WHAT IS REQUIRED:
Single out each line with the word "this" and copy it.

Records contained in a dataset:

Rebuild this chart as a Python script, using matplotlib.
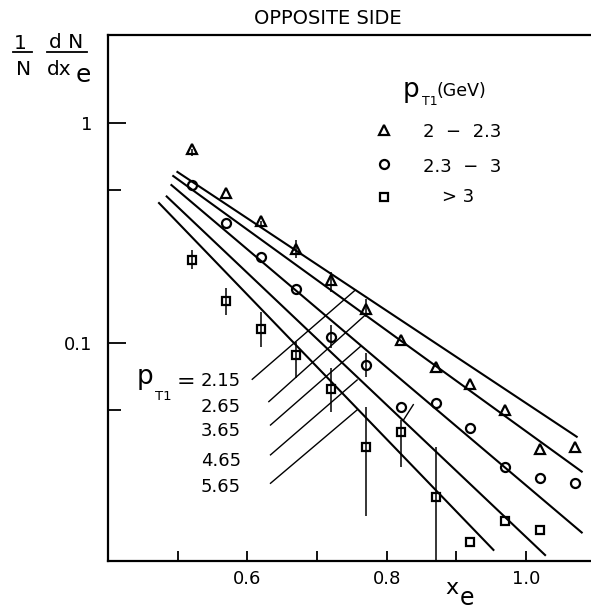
import matplotlib
matplotlib.use("Agg")
import matplotlib.pyplot as plt
from matplotlib.lines import Line2D
from matplotlib.ticker import FixedLocator, NullFormatter

W, H = 591, 612

# x_e bin centres
xe = [0.52, 0.57, 0.62, 0.67, 0.72, 0.77, 0.82, 0.87, 0.92, 0.97, 1.02, 1.07]
# 1/N dN/dx_e for the three p_T1 bins
tri = [0.764, 0.483, 0.361, 0.268, 0.194, 0.143, 0.1035, 0.0778, 0.0653, 0.0498, 0.0331, 0.0337]
circ = [0.524, 0.353, 0.246, 0.176, 0.107, 0.0797, 0.0512, 0.0534, 0.0411, 0.0273, 0.0245, 0.0232]
sq_x = [0.52, 0.57, 0.62, 0.67, 0.72, 0.77, 0.82, 0.87, 0.92, 0.97, 1.02]
sq = [0.239, 0.155, 0.116, 0.0885, 0.0618, 0.0337, 0.0397, 0.0201, 0.01253, 0.01557, 0.01417]

# error bars (x, low, high)
tri_err_x = [0.52, 0.62, 0.67, 0.72, 0.77]
tri_err_lo = [0.710, 0.338, 0.244, 0.1716, 0.1318]
tri_err_hi = [0.764, 0.361, 0.2947, 0.2116, 0.159]
circ_err_x = [0.72, 0.77]
circ_err_lo = [0.0949, 0.0705]
circ_err_hi = [0.121, 0.090]
sq_err_x = [0.52, 0.57, 0.62, 0.67, 0.72, 0.77, 0.82, 0.87]
sq_err_lo = [0.2177, 0.1345, 0.0965, 0.0696, 0.0487, 0.0164, 0.0274, 0.005]
sq_err_hi = [0.266, 0.1784, 0.1392, 0.1014, 0.0772, 0.0513, 0.0448, 0.0339]

# model lines for each p_T1 (end points)
pt1 = ['2.15', '2.65', '3.65', '4.65', '5.65']
fit_x0 = [0.4996, 0.4936, 0.491, 0.4842, 0.4732]
fit_y0 = [0.601, 0.576, 0.524, 0.465, 0.434]
fit_x1 = [1.0726, 1.0798, 1.0798, 1.0272, 0.9531]
fit_y1 = [0.0376, 0.0261, 0.0138, 0.0109, 0.0115]
# leader lines from the p_T1 labels to the model lines
lead_x0 = [0.607, 0.6308, 0.6332, 0.6332, 0.6332]
lead_y0 = [0.0686, 0.0543, 0.0425, 0.0311, 0.0231]
lead_x1 = [0.755, 0.7693, 0.7622, 0.7575, 0.7575]
lead_y1 = [0.1747, 0.1345, 0.0967, 0.0681, 0.0498]
# short stray stroke near x_e = 0.82
stray_x = [0.8238, 0.8381]
stray_y = [0.0447, 0.0526]

legend_labels = ['2  \u2212  2.3', '2.3  \u2212  3', '> 3']


def fx(px):
    return px / W


def fy(py):
    return 1 - py / H


def ftext(px, py, s, **kw):
    kw.setdefault('ha', 'left')
    kw.setdefault('va', 'baseline')
    fig.text(fx(px), fy(py), s, color='black', **kw)


def fline(x0, x1, py, lw=1.3):
    fig.add_artist(Line2D([fx(x0), fx(x1)], [fy(py), fy(py)],
                          transform=fig.transFigure, color='black', lw=lw))


fig = plt.figure(figsize=(W / 100, H / 100), dpi=100)
ax = fig.add_axes([fx(108), fy(561), (W - 108) / W, (561 - 35) / H])
ax.set_yscale('log')

mk = dict(ls='none', mfc='none', mec='black', mew=1.6, zorder=3)
ax.plot(xe, tri, marker='^', ms=7.5, **mk)
ax.plot(xe, circ, marker='o', ms=6.5, **mk)
ax.plot(sq_x, sq, marker='s', ms=6, **mk)

ax.vlines(tri_err_x, tri_err_lo, tri_err_hi, colors='black', lw=1.1)
ax.vlines(circ_err_x, circ_err_lo, circ_err_hi, colors='black', lw=1.1)
ax.vlines(sq_err_x, sq_err_lo, sq_err_hi, colors='black', lw=1.1)

for i in range(len(pt1)):
    ax.plot([fit_x0[i], fit_x1[i]], [fit_y0[i], fit_y1[i]], color='black', lw=1.5)
    ax.plot([lead_x0[i], lead_x1[i]], [lead_y0[i], lead_y1[i]], color='black', lw=1.0)
ax.plot(stray_x, stray_y, color='black', lw=1.0)

ax.set_xlim(0.40, 1.0931)
ax.set_ylim(0.01024, 2.52)

ax.spines['right'].set_visible(False)
for s in ['left', 'bottom', 'top']:
    ax.spines[s].set_linewidth(1.6)

ax.set_xticks([0.5, 0.6, 0.7, 0.8, 0.9, 1.0])
ax.set_xticklabels(['', '0.6', '', '0.8', '', '1.0'])
ax.tick_params(axis='x', direction='in', length=7, width=1.3, pad=6.5, labelsize=13)
ax.yaxis.set_major_locator(FixedLocator([0.1, 1]))
ax.set_yticklabels(['0.1', '1'])
ax.yaxis.set_minor_locator(FixedLocator([0.05, 0.5]))
ax.yaxis.set_minor_formatter(NullFormatter())
ax.tick_params(axis='y', which='major', direction='in', length=13, width=1.3, pad=11, labelsize=13)
ax.tick_params(axis='y', which='minor', direction='in', length=9, width=1.3)

# title
fig.text(fx(328), fy(19), 'OPPOSITE SIDE', fontsize=14, ha='center', va='center')

# y axis label: 1/N dN/dx_e
ftext(20, 49, '1', fontsize=14.5, ha='center')
fline(13, 32, 52)
ftext(23.5, 75, 'N', fontsize=14.5, ha='center')
ftext(66, 48, 'd N', fontsize=14.5, ha='center')
fline(47, 87, 52)
ftext(47, 75, 'dx', fontsize=14.5)
ftext(76, 82, 'e', fontsize=18)

# x axis label
ftext(445, 594, 'x', fontsize=16)
ftext(460, 605, 'e', fontsize=17)

# p_T1 labels for the model lines
ftext(137, 384, 'p', fontsize=19)
ftext(155, 400, 'T1', fontsize=9.5)
ftext(177, 388, '=', fontsize=16)
label_base = [386.5, 411.5, 436, 466, 492.5]
for i in range(len(pt1)):
    ftext(201, label_base[i], pt1[i], fontsize=13)

# legend
ftext(403, 97, 'p', fontsize=19)
ftext(422, 105, 'T1', fontsize=9)
ftext(436, 95.5, '(GeV)', fontsize=12.5)
leg_marks = [('^', 7.5), ('o', 6.5), ('s', 6)]
leg_y = [130, 164.3, 196.7]
leg_text_x = [423, 423, 441.7]
leg_base = [136.7, 171.7, 202.3]
for (m, ms), y, tx, tb, lab in zip(leg_marks, leg_y, leg_text_x, leg_base, legend_labels):
    fig.add_artist(Line2D([fx(384.3)], [fy(y)], transform=fig.transFigure, marker=m, ms=ms,
                          mfc='none', mec='black', mew=1.6, ls='none'))
    ftext(tx, tb, lab, fontsize=13)

fig.savefig('out.png', dpi=100)
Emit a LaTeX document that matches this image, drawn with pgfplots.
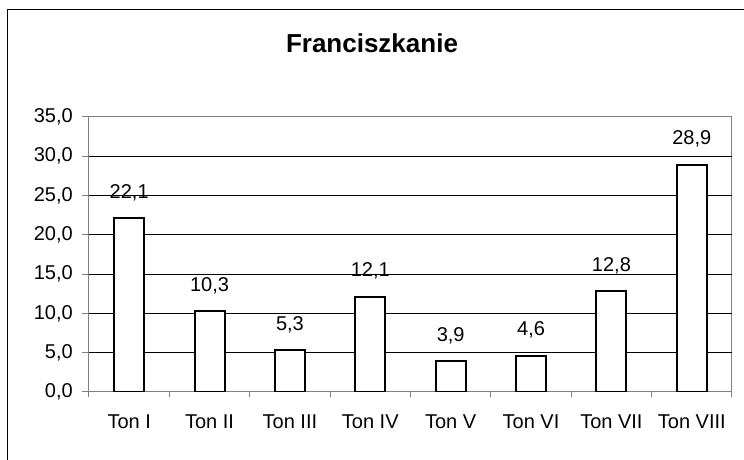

WRITTEN SOLUTION:
Rebuild this chart as a Python script, using matplotlib.
Emit a LaTeX document that matches this image, drawn with pgfplots.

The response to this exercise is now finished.